— Begin —

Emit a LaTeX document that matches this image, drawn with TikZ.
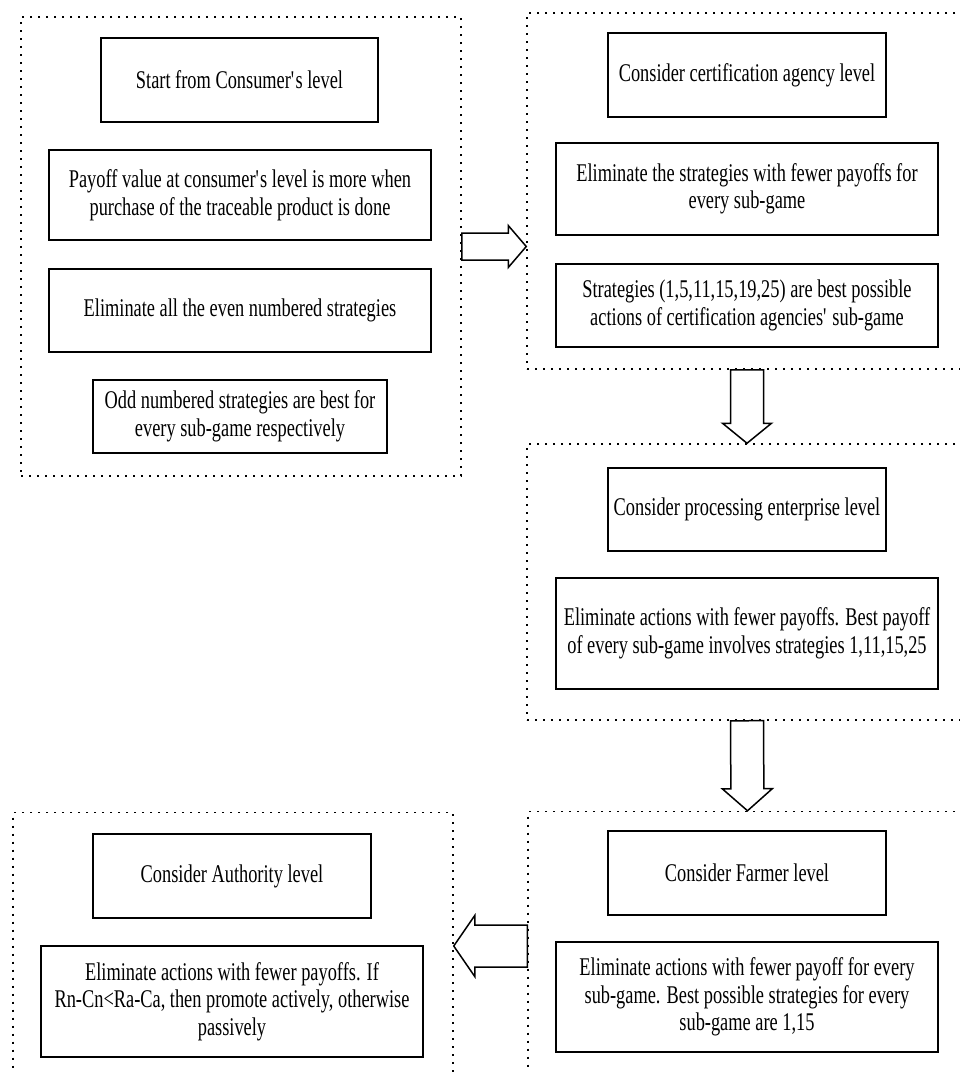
\documentclass[tikz,border=0pt]{standalone}
\usepackage{fontspec}
\setmainfont[FakeStretch=0.72]{Liberation Serif}
\usetikzlibrary{calc}

\begin{document}
\begin{tikzpicture}[x=1pt, y=-1pt,
    frame/.style={draw, line width=1.5pt, dash pattern=on 2pt off 6pt, inner sep=0pt},
    stepbox/.style={draw, line width=1.3pt, align=center, inner sep=0pt,
        font=\fontsize{25.5}{27.5}\selectfont},
    blockarrow/.style n args={3}{draw, fill=white, line width=1.5pt, line join=miter,
        to path={let \p1=(\tikztostart), \p2=(\tikztotarget), \p3=($(\p2)!#3!(\p1)$) in
            ($(\p1)!#1!90:(\p2)$) -- ($(\p3)!#1!-90:(\p1)$) -- ($(\p3)!#2!-90:(\p1)$)
            -- (\p2) -- ($(\p3)!#2!90:(\p1)$) -- ($(\p3)!#1!90:(\p1)$)
            -- ($(\p1)!#1!-90:(\p2)$) -- cycle}}]
    \clip (0,0) rectangle (960,1072);

    \node[frame, minimum width=440pt, minimum height=459pt] (cons) at (241,246.5) {};
    \node[frame, minimum width=440pt, minimum height=356pt] (cert) at (747,191) {};
    \node[frame, minimum width=440pt, minimum height=276pt] (proc) at (747,582) {};
    \node[frame, minimum width=439pt, minimum height=269pt] (farm) at (747.5,946) {};
    \node[frame, minimum width=440pt, minimum height=267pt] (auth) at (233,946) {};

    \node[stepbox, minimum width=277pt, minimum height=84pt] (cons1) at (239.5,80)
        {Start from Consumer\textquotesingle s level};
    \node[stepbox, minimum width=382pt, minimum height=90pt] (cons2) at (240,195)
        {Payoff value at consumer\textquotesingle s level is more when\\purchase of the traceable product is done};
    \node[stepbox, minimum width=382pt, minimum height=83pt] (cons3) at (240,310.5)
        {Eliminate all the even numbered strategies};
    \node[stepbox, minimum width=294pt, minimum height=73pt] (cons4) at (240,416.5)
        {Odd numbered strategies are best for\\every sub-game respectively};

    \node[stepbox, minimum width=278pt, minimum height=84pt] (cert1) at (747,75)
        {Consider certification agency level};
    \node[stepbox, minimum width=382pt, minimum height=92pt] (cert2) at (747,189)
        {Eliminate the strategies with fewer payoffs for\\every sub-game};
    \node[stepbox, minimum width=382pt, minimum height=83pt] (cert3) at (747,305.5)
        {Strategies (1,5,11,15,19,25) are best possible\\actions of certification agencies\textquotesingle{} sub-game};

    \node[stepbox, minimum width=278pt, minimum height=83pt] (proc1) at (747,509.5)
        {Consider processing enterprise level};
    \node[stepbox, minimum width=382pt, minimum height=111pt] (proc2) at (747,633.5)
        {Eliminate actions with fewer payoffs. Best payoff\\of every sub-game involves strategies 1,11,15,25};

    \node[stepbox, minimum width=278pt, minimum height=84pt] (farm1) at (747,873)
        {Consider Farmer level};
    \node[stepbox, minimum width=382pt, minimum height=110pt] (farm2) at (747,997)
        {Eliminate actions with fewer payoff for every\\sub-game. Best possible strategies for every\\sub-game are 1,15};

    \node[stepbox, minimum width=278pt, minimum height=84pt] (auth1) at (232,876)
        {Consider Authority level};
    \node[stepbox, minimum width=382pt, minimum height=111pt] (auth2) at (232,1001.5)
        {Eliminate actions with fewer payoffs. If\\Rn-Cn<Ra-Ca, then promote actively, otherwise\\passively};

    \draw[blockarrow={13.5pt}{21pt}{18pt}] (cons.east) to (cons.east -| cert.west);
    \draw[blockarrow={16.5pt}{24.5pt}{20pt}] (cert.south) to (proc.north);
    \draw[blockarrow={16.5pt}{25pt}{22pt}] (proc.south) to (farm.north);
    \draw[blockarrow={21pt}{30.5pt}{21pt}] (farm.west) to (farm.west -| auth.east);
\end{tikzpicture}
\end{document}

— End —

**What is expected**: Return the listing above unchanged, apart from dropping its pictures.

**Finished answer**:
Emit a LaTeX document that matches this image, drawn with TikZ.
\documentclass[tikz,border=0pt]{standalone}
\usepackage{fontspec}
\setmainfont[FakeStretch=0.72]{Liberation Serif}
\usetikzlibrary{calc}

\begin{document}
\begin{tikzpicture}[x=1pt, y=-1pt,
    frame/.style={draw, line width=1.5pt, dash pattern=on 2pt off 6pt, inner sep=0pt},
    stepbox/.style={draw, line width=1.3pt, align=center, inner sep=0pt,
        font=\fontsize{25.5}{27.5}\selectfont},
    blockarrow/.style n args={3}{draw, fill=white, line width=1.5pt, line join=miter,
        to path={let \p1=(\tikztostart), \p2=(\tikztotarget), \p3=($(\p2)!#3!(\p1)$) in
            ($(\p1)!#1!90:(\p2)$) -- ($(\p3)!#1!-90:(\p1)$) -- ($(\p3)!#2!-90:(\p1)$)
            -- (\p2) -- ($(\p3)!#2!90:(\p1)$) -- ($(\p3)!#1!90:(\p1)$)
            -- ($(\p1)!#1!-90:(\p2)$) -- cycle}}]
    \clip (0,0) rectangle (960,1072);

    \node[frame, minimum width=440pt, minimum height=459pt] (cons) at (241,246.5) {};
    \node[frame, minimum width=440pt, minimum height=356pt] (cert) at (747,191) {};
    \node[frame, minimum width=440pt, minimum height=276pt] (proc) at (747,582) {};
    \node[frame, minimum width=439pt, minimum height=269pt] (farm) at (747.5,946) {};
    \node[frame, minimum width=440pt, minimum height=267pt] (auth) at (233,946) {};

    \node[stepbox, minimum width=277pt, minimum height=84pt] (cons1) at (239.5,80)
        {Start from Consumer\textquotesingle s level};
    \node[stepbox, minimum width=382pt, minimum height=90pt] (cons2) at (240,195)
        {Payoff value at consumer\textquotesingle s level is more when\\purchase of the traceable product is done};
    \node[stepbox, minimum width=382pt, minimum height=83pt] (cons3) at (240,310.5)
        {Eliminate all the even numbered strategies};
    \node[stepbox, minimum width=294pt, minimum height=73pt] (cons4) at (240,416.5)
        {Odd numbered strategies are best for\\every sub-game respectively};

    \node[stepbox, minimum width=278pt, minimum height=84pt] (cert1) at (747,75)
        {Consider certification agency level};
    \node[stepbox, minimum width=382pt, minimum height=92pt] (cert2) at (747,189)
        {Eliminate the strategies with fewer payoffs for\\every sub-game};
    \node[stepbox, minimum width=382pt, minimum height=83pt] (cert3) at (747,305.5)
        {Strategies (1,5,11,15,19,25) are best possible\\actions of certification agencies\textquotesingle{} sub-game};

    \node[stepbox, minimum width=278pt, minimum height=83pt] (proc1) at (747,509.5)
        {Consider processing enterprise level};
    \node[stepbox, minimum width=382pt, minimum height=111pt] (proc2) at (747,633.5)
        {Eliminate actions with fewer payoffs. Best payoff\\of every sub-game involves strategies 1,11,15,25};

    \node[stepbox, minimum width=278pt, minimum height=84pt] (farm1) at (747,873)
        {Consider Farmer level};
    \node[stepbox, minimum width=382pt, minimum height=110pt] (farm2) at (747,997)
        {Eliminate actions with fewer payoff for every\\sub-game. Best possible strategies for every\\sub-game are 1,15};

    \node[stepbox, minimum width=278pt, minimum height=84pt] (auth1) at (232,876)
        {Consider Authority level};
    \node[stepbox, minimum width=382pt, minimum height=111pt] (auth2) at (232,1001.5)
        {Eliminate actions with fewer payoffs. If\\Rn-Cn<Ra-Ca, then promote actively, otherwise\\passively};

    \draw[blockarrow={13.5pt}{21pt}{18pt}] (cons.east) to (cons.east -| cert.west);
    \draw[blockarrow={16.5pt}{24.5pt}{20pt}] (cert.south) to (proc.north);
    \draw[blockarrow={16.5pt}{25pt}{22pt}] (proc.south) to (farm.north);
    \draw[blockarrow={21pt}{30.5pt}{21pt}] (farm.west) to (farm.west -| auth.east);
\end{tikzpicture}
\end{document}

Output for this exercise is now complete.